Hell, if it wasn't for the MSM, bloggers would have nothing to talk, or whine, about.

Chris offers the stories behind the songs ("Born Slippy" was a greyhound the Underworlders bet on), this on the 50th anniversary of the great J P Donleavy's Ginger Man, and this article asking whether George Orwell or Karl Marx would have blogged. (Is blogging now the opium of the masses, I wonder?).

Mark notes poms are getting good teeth. Shit, they'll be bathing soon! And via AL Daily, the last natural blonde will be borne sometime around 2202.
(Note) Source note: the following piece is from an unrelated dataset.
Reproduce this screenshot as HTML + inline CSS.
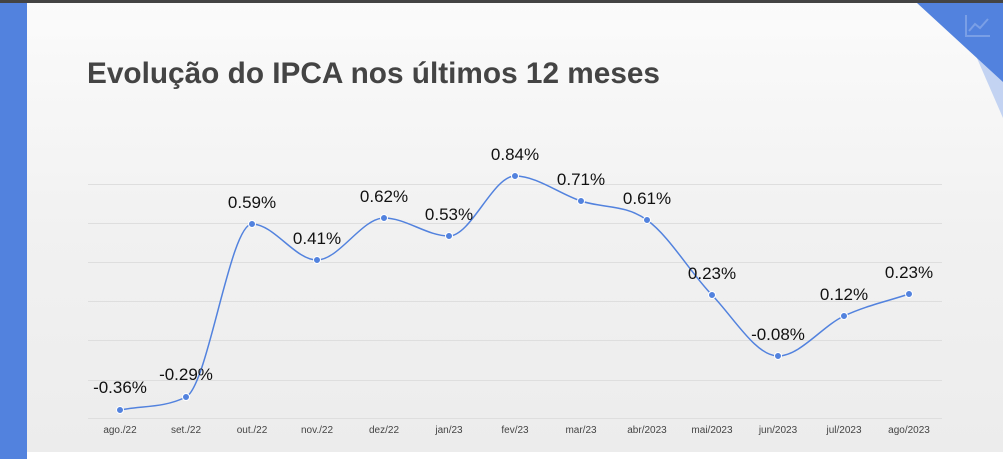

Am I alone in wondering whether these Scarlett pics are, you know, made up?

Thursday, March 02, 2006

Iraq: The Mess

The President denies Iraq is heading for civil war, but even some wingers are now considering the possibility. Moderate Iraqis have had, and no doubt still have, hope for some sort of democratic future and improvement in their lives, but with US reconstruction efforts faltering, death squads on the streets, and an endless insurgency, you have to wonder what happens if those moderates lose hope. This from a resident of mixed Baghdad neighbourhood:
"I used to keep in my mind that Iraq will come back one day," said Shirouq Abayachi, a Zayuna resident who was pondering her country's fate with friends in a social club in central Baghdad on Tuesday. "Now the Iraq I wish to have cannot come back. There is no core left to rebuild."

Beyond the small changes in city blocks — where a Shiite man took down a holiday flag, and Sunni clerics held machine guns as they peered though gates — is a larger shift in thinking. It was not the rate of the violence, to which Iraqis have grown bitterly accustomed, but its texture. Iraqis struck other Iraqis on the basis of their sect, in a rampage that few here could have imagined at the time of the American invasion three years ago.

Iraqis in Zayuna wanted desperately for it not to be true; the phrase "Iraqis are brothers" was on everyone's lips. Once they had glimpsed the underside, many turned away, not wanting to see, but some, like Ms. Abayachi, seemed transfixed.

"Maybe I see the end more clearly now," she said over a lunch of salads and a cocktail. "The end of Iraq."